A self-help group of women farmers is defying the effects of climate change and making a steady income by growing drought-resistant sorghum on contract for a national brewery.
On a recent Thursday morning in Tunyai village, Tharaka Nithi County, about 110 miles (180km) east of Nairobi, a group of women farmers sat under a tree, notebooks and pens in hands, listening to an instructor discussing soil conservation and contract farming.
The Muchore Mutethia self-help group, whose name loosely translates as “a friend that helps,” started in 2004, farming green grams (mung beans), millet, sorghum and pigeon peas. They used to struggle to keep up their crop yields through cycles of drought and often lost much of their profit to middlemen.

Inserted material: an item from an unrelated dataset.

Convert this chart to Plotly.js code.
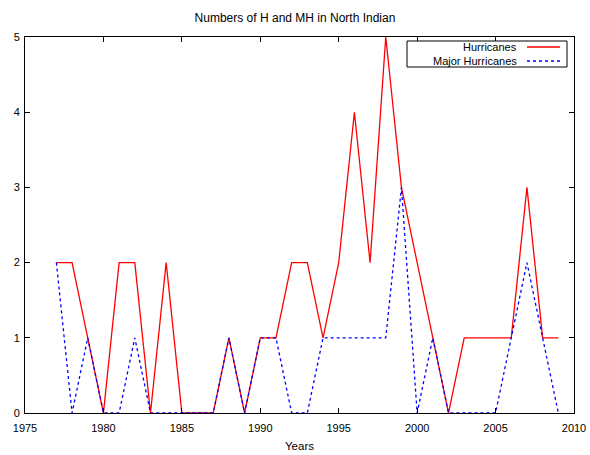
<!DOCTYPE html>
<html><head><meta charset="utf-8">
<script src="https://cdn.plot.ly/plotly-3.0.1.min.js"></script>
<style>html,body{margin:0;padding:0;background:#fff}#c{width:590px;height:455px}</style>
</head><body><div id="c"></div>
<script>
const years = [1977,1978,1979,1980,1981,1982,1983,1984,1985,1986,1987,1988,1989,1990,1991,1992,1993,1994,1995,1996,1997,1998,1999,2000,2001,2002,2003,2004,2005,2006,2007,2008,2009];
const hurricanes = [2,2,1,0,2,2,0,2,0,0,0,1,0,1,1,2,2,1,2,4,2,5,3,2,1,0,1,1,1,1,3,1,1];
const majorHurricanes = [2,0,1,0,0,1,0,0,0,0,0,1,0,1,1,0,0,1,1,1,1,1,3,0,1,0,0,0,0,1,2,1,0];
const seriesNames = ["Hurricanes","Major Hurricanes"];
const titleText = "Numbers of H and MH in North Indian";

const L=25,R=574,T=37,B=413;
const px=x=>(x-L)/(R-L), py=y=>(B-y)/(B-T);
const font={family:"Liberation Sans, Arial, sans-serif",size:11,color:"#000"};
const axisCommon={showline:true,linecolor:"#000",linewidth:1,mirror:"ticks",ticks:"inside",ticklen:5,tickcolor:"#000",showgrid:false,zeroline:false,tickfont:font};

Plotly.newPlot("c",[
 {x:years,y:hurricanes,type:"scatter",mode:"lines",name:seriesNames[0],line:{color:"#ff0000",width:1.3},showlegend:false},
 {x:years,y:majorHurricanes,type:"scatter",mode:"lines",name:seriesNames[1],line:{color:"#0000ff",width:1.3,dash:"3px,3px"},showlegend:false}
],{
 width:590,height:455,
 margin:{l:L,r:590-R,t:T,b:455-B},
 paper_bgcolor:"#fff",plot_bgcolor:"#fff",
 font:font,
 title:{text:titleText,font:Object.assign({},font,{size:12}),x:0.5,xanchor:"center",y:1-18/455,yanchor:"middle"},
 xaxis:Object.assign({},axisCommon,{range:[1975,2010],tick0:1975,dtick:5,ticklabelstandoff:5,title:{text:"Years",font:Object.assign({},font,{size:11.5}),standoff:8}}),
 yaxis:Object.assign({},axisCommon,{range:[0,5],dtick:1,ticklabelstandoff:2}),
 shapes:[
  {type:"rect",xref:"paper",yref:"paper",x0:px(407),x1:px(567),y0:py(67),y1:py(41),line:{color:"#000",width:1},fillcolor:"#fff",layer:"above"},
  {type:"line",xref:"paper",yref:"paper",x0:px(527),x1:px(560),y0:py(47),y1:py(47),line:{color:"#ff0000",width:1.3}},
  {type:"line",xref:"paper",yref:"paper",x0:px(527),x1:px(560),y0:py(61),y1:py(61),line:{color:"#0000ff",width:1.3,dash:"3px,3px"}}
 ],
 annotations:[
  {xref:"paper",yref:"paper",x:px(519),y:py(47),xanchor:"right",yanchor:"middle",text:seriesNames[0],showarrow:false,font:font},
  {xref:"paper",yref:"paper",x:px(519),y:py(61),xanchor:"right",yanchor:"middle",text:seriesNames[1],showarrow:false,font:font}
 ]
},{displayModeBar:false,staticPlot:true});
</script></body></html>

But since 2015, the women of Muchore Mutethia have found a way to beat the effects of climate change and get a guaranteed income. They now farm mainly sorghum and sell it to only one buyer: East African Breweries Limited (EABL), the largest malt beer manufacturer in the region.
Sorghum is a staple crop for many low-income households in Kenya, and a raw material in the food, animal feed and brewing sectors. Selling to EABL used to be a reliable source of income for many farmers, until September 2013, when the government introduced a high excise duty on beer made from sorghum, millet or cassava. Production went down, as did demand, leaving sorghum farmers with little choice but to sell to brokers at much lower prices.
The excise duty was repealed two years later, and EABL again started working with contract farmers. But the company required 500 metric tons of sorghum every year, which locked out smaller farmers.
Then, in 2015, the United Nations Food and Agriculture Organization (FAO) came to Tharaka Nithi County to conduct a mentorship program in agribusiness, funded by the European Union. Among other lessons, farmers were taught how to improve the acreage they allocated to sorghum production and how to get the best deals through contract farming. Ten farming groups, including the women of Muchore Mutethia, decided to join together to form Tegemeo Cereal Enterprise Limited, an umbrella group that was big enough to meet EABL’s sorghum requirements. Using the negotiating skills they had learned during the FAO sessions, Tegemeo signed a contract directly with the brewery, cutting out the brokers.
“We joined together to achieve the [required] tonnage, with each group delivering its own capacity to Tegemeo, which collects from all the groups and delivers to EABL,” says Martha Nturi, 40, chairwoman of the Muchore Mutethia group. “This gives us a chance to understand when the market dynamics change.”
But before the women could seal a deal with the brewing company, they had to get the men of the village to agree. Women account for 60–80 percent of smallholder farmers, according to Farming First, the global coalition for sustainable agricultural development. But few women farmers have rights to the land they farm, meaning men make most of the decisions on what to grow.
“It was a challenge as men own and subdivide the land,” says Nturi. “Men prefer planting green grams as it’s easier to thresh compared to sorghum.” And the men were not comfortable with the idea of contract farming, which takes away the choice of where to sell your produce and at what price.
The men were eventually convinced when they realized that contracting to EABL would be better for their farms. The umbrella group Tegemeo would buy fertilizer, pesticides and high-yielding seeds in bulk, then supply the farming groups with whatever they needed at the start of the season. The farmers would pay back Tegemeo with the profits they made selling to EABL. “That was a strategy good enough to win over many men,” Nturi says.
With an assured market, the Muchore Mutethia group encouraged each member to dedicate at least 2 acres (0.8 hectares) of land to sorghum production. It has agreed to deliver 25 tons of sorghum to EABL per year, for a guaranteed price of 28 Kenyan shillings ($0.27) per kilogram. Each member is designated a specific amount they have to produce, based on how many acres they’re farming. If they sell outside of the group, members face a fine of 500 Kenyan shillings ($5) and expulsion.
With farmers devoting more land to sorghum, which is drought resistant, and getting a more regular, guaranteed income, the county as a whole is benefiting from increases in food security and household income.
“Contract farming has improved economies and nutrition at the household level,” says Ambrose Ng’etich, the FAO Tharaka Nithi County program officer, who adds that more than 3,500 farmers in the area have directly benefited from contract farming. “Farmers are not only able to meet basic needs like school fees, provide food and improve standards of living, but can also pay taxes to their county governments, hence increasing revenue collection to the county.”
Nturi smiles when she mentions that the level of school dropout in her village is decreasing as more parents can afford school fees. Even alcohol consumption, which used to be high among the village men, is dropping, she says.
“Having the group overcome the fear of contracting, especially with a tradition of exchanging cash and commodity, has been a journey,” Nturi says. “But we have learned that food security is about having money in your pocket and having the power to purchase food for your family whenever you need it.”